Comment avez-vous préparé votre première saison ?
Adrien Grassard : Nous avons décidé avec l’équipe de prendre notre temps, de ne pas nous précipiter. Pour l’instant, nous avons prévu d’ouvrir à la mi-septembre et de proposer une première programmation sur cinq mois. Cela permet une grande souplesse, notamment en cas de reconfinement. Une partie des spectacles qui se joueront la saison prochaine sont des reports. Nous avons essayé, autant que faire ce peut, de reprendre les pièces qui n’ont pu être présentées en raison de la fermeture des lieux de culture. Puis avec Rémi, nous avons assisté à de nombreuses représentations professionnelles afin d’aller à la rencontre d’artistes, d’œuvres, de textes. Puis, nous avons mis en place ce nous avons appelé Café-Projet. Tous les lundis de mars, entre 10 et 13h, nous avons donné la possibilité aux compagnies qui le souhaitent de venir nous présenter leur projet en cinq à dix minutes. L’opération a eu un franc succès. Pour nous, c’est une approche plus qu’intéressante car elle permet de voir la personne, d’appréhender un peu plus concrètement son processus créatif. Et à eux, cela leur permet de découvrir le lieu, d’en découvrir le potentiel.
Rémi Prin : Après avec Adrien, nous avons pris le temps de prendre connaissance de tous les dossiers et de répondre à chacun de manière personnalisée. Nous avons mis un point d’honneur à cet engagement. Pour les jeunes compagnies, c’est important les retours extérieurs, surtout pour les refus. Quant aux spectacles qui ont retenu notre attention, nous avons ensuite demandé à leur faire passer une audition. Petit à petit, nous avons construit la programmation. Par ailleurs, les mercredis après-midis, nous avons mis en place un partenariat avec Rue du conservatoire pour une sorte de feuilleton théâtral à partir de textes, de pièces avec les jeunes artistes sortant d’écoles de théâtre ou du conservatoire en présentiel ou via podcast.
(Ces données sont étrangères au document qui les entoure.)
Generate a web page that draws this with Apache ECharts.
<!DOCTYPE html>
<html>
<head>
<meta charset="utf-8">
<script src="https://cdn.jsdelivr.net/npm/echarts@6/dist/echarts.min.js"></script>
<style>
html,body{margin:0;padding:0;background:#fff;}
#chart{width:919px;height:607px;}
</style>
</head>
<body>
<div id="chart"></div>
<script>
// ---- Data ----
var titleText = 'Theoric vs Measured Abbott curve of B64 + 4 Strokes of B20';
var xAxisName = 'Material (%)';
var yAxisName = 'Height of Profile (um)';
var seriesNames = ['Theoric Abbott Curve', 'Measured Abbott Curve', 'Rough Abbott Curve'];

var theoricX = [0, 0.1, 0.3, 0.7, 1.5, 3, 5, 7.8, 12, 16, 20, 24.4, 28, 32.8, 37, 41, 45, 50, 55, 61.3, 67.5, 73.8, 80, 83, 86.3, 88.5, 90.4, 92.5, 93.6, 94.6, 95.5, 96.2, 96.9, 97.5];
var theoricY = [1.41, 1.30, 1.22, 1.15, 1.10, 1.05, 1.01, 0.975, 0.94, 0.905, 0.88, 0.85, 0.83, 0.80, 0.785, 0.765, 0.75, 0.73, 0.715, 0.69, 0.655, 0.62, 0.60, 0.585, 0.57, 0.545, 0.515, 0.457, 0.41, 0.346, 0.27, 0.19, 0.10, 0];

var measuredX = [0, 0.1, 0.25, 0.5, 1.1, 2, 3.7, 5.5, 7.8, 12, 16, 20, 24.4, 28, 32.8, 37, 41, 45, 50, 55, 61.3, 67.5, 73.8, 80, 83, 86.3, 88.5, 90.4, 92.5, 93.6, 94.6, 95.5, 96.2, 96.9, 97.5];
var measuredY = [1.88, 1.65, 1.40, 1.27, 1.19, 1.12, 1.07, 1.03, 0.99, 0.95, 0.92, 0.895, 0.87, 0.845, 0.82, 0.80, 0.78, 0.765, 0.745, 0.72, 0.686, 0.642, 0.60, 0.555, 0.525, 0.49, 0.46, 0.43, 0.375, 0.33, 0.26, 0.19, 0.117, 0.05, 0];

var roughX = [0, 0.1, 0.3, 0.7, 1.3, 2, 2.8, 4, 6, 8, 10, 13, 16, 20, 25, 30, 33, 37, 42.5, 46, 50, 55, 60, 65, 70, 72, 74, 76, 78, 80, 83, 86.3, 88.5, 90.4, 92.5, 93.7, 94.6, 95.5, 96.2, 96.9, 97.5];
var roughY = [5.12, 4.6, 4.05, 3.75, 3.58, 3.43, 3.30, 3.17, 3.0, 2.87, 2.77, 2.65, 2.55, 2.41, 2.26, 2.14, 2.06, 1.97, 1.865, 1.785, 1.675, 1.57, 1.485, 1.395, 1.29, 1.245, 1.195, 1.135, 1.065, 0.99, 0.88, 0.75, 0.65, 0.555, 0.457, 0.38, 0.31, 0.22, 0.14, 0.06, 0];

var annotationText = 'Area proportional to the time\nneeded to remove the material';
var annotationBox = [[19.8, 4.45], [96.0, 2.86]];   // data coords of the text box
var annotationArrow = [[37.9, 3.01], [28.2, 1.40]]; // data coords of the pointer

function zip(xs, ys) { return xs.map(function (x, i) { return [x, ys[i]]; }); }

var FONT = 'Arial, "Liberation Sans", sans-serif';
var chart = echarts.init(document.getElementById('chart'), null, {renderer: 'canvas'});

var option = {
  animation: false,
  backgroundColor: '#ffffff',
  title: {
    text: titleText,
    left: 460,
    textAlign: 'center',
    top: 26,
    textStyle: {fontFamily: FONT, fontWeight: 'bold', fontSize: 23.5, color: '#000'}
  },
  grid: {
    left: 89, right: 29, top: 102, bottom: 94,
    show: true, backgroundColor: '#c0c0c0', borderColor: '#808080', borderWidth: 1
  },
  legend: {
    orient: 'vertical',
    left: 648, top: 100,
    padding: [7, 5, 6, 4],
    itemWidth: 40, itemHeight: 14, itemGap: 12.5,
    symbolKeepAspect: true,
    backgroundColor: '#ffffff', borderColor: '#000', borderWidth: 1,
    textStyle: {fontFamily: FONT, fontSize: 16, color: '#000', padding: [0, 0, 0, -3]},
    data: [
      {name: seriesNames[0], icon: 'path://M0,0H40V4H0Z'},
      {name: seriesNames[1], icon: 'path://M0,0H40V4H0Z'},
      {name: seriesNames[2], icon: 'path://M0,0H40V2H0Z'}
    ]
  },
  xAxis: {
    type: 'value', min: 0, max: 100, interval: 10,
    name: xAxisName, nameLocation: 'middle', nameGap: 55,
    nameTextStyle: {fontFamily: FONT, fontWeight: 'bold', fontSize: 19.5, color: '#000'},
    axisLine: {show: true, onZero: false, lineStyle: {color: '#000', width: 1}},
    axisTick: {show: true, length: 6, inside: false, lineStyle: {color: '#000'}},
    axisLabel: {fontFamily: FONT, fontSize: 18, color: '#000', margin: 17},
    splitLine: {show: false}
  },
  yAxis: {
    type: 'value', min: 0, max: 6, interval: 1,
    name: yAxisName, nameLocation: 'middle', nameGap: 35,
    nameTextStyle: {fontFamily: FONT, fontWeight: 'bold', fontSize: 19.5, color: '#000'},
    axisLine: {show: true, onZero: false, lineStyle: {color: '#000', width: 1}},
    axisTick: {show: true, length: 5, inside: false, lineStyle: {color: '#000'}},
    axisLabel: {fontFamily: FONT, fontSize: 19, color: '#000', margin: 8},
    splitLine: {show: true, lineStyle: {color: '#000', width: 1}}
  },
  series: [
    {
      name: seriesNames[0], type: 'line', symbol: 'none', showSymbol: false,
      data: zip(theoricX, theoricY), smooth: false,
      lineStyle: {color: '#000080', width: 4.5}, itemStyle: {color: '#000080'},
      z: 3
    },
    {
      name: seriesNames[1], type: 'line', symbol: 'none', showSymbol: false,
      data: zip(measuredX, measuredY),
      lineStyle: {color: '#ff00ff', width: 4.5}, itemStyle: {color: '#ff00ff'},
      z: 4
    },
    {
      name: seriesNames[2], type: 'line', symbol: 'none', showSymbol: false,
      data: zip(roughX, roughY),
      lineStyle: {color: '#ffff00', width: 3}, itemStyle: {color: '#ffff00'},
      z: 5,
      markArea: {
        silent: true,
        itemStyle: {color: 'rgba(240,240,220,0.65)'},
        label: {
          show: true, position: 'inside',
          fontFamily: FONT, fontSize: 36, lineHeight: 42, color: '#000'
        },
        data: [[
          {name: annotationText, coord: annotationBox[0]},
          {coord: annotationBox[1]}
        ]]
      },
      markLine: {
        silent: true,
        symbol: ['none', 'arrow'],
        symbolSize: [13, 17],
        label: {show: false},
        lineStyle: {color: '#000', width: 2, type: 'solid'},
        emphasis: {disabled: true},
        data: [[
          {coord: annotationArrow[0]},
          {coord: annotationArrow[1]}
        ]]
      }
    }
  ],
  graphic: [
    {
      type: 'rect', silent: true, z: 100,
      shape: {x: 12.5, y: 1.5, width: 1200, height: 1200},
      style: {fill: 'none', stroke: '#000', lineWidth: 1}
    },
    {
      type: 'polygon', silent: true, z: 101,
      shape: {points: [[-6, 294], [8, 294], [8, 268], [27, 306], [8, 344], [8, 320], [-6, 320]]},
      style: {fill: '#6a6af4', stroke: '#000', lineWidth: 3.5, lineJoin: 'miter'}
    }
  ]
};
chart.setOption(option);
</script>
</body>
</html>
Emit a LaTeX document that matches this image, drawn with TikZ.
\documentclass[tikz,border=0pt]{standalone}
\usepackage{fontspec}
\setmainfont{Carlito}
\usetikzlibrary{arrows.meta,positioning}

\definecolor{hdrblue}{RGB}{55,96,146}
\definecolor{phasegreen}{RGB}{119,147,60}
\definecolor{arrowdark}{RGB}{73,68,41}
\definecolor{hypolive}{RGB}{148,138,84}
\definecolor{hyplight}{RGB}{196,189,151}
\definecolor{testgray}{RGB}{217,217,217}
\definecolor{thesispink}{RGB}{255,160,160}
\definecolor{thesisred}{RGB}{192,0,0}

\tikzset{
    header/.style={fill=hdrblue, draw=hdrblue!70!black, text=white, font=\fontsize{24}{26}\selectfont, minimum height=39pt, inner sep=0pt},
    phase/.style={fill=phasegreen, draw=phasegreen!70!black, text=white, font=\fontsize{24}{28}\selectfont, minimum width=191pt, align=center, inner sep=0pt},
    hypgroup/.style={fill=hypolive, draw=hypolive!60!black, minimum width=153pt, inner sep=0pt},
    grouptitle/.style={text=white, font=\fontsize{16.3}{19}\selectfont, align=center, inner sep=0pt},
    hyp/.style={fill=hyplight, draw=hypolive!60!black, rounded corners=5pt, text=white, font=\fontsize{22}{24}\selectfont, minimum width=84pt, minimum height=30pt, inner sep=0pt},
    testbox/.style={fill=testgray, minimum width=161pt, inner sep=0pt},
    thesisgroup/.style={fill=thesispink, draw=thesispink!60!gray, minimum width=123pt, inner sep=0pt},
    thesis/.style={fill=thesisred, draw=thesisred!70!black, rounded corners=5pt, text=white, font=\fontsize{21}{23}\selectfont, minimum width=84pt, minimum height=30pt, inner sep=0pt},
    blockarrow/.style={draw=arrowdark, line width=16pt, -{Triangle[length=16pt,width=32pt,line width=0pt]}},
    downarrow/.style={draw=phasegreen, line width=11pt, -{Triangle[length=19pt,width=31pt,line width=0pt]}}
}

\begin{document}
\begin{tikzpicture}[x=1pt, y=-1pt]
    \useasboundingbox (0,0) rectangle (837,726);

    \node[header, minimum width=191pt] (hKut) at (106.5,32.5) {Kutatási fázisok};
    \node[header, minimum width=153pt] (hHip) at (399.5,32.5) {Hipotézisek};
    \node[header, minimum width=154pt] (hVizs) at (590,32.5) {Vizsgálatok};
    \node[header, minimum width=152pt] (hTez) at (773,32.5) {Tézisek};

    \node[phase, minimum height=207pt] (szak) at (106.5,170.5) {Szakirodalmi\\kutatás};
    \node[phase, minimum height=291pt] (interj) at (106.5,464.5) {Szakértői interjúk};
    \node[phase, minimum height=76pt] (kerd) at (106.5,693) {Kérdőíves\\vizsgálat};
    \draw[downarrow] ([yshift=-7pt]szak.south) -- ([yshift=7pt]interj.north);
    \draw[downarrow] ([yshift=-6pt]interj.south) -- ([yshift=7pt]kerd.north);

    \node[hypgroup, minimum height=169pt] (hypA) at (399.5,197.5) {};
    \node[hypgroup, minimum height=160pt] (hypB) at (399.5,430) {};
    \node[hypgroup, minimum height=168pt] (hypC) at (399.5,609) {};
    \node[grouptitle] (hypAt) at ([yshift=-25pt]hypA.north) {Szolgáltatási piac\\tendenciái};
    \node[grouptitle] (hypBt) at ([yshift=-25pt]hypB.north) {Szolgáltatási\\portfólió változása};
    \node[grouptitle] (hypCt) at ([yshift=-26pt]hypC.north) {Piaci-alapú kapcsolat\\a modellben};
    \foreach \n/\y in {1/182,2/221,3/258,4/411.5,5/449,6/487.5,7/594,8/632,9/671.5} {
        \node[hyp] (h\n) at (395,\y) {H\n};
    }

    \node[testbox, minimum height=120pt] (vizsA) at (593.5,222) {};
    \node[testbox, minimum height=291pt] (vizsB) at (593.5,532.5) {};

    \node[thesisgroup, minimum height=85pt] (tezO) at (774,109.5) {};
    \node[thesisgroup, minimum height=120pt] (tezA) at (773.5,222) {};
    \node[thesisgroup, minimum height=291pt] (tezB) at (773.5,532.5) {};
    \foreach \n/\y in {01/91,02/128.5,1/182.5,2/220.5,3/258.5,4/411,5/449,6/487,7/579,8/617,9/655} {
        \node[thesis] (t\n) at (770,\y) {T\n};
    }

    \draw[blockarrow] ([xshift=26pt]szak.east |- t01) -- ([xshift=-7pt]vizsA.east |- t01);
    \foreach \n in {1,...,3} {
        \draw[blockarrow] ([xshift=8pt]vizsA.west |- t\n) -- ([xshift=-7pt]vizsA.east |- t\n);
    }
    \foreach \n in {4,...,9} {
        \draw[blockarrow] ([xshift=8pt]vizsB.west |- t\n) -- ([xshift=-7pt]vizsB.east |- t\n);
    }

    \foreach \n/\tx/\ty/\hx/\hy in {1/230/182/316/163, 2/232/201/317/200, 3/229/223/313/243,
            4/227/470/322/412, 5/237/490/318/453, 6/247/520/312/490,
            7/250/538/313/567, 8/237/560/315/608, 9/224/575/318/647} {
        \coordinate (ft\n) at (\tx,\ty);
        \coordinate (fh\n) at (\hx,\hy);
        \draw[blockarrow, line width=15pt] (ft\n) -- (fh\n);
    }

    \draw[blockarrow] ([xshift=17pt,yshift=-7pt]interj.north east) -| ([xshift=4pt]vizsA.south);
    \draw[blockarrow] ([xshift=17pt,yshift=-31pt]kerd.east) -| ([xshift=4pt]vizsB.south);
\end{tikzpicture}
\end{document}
Adrien Grassard : Un de nos principes a été aussi d’aller au-delà du CV, et de prendre connaissance de l’ensemble du projet. C’est comme cela que nous avons dégoté quelques pépites, embarqués par la présence des comédiens, des artistes. On hâte d’annoncer la programmation, de faire partager nos coups de cœur, de lancer enfin le nouveau théâtre Les Déchargeurs. La saison commencera d’ailleurs avec la cinquième édition du festival Court mais pas vite, dont Emmanuelle Jauffret et Rémi Prin s’occupent depuis 2017, et qui présente six spectacles en cours de création et propose un accompagnement complet d’une année (production, diffusion, administration, communication, technique, relations publiques,…) pour le lauréat du prix du jury.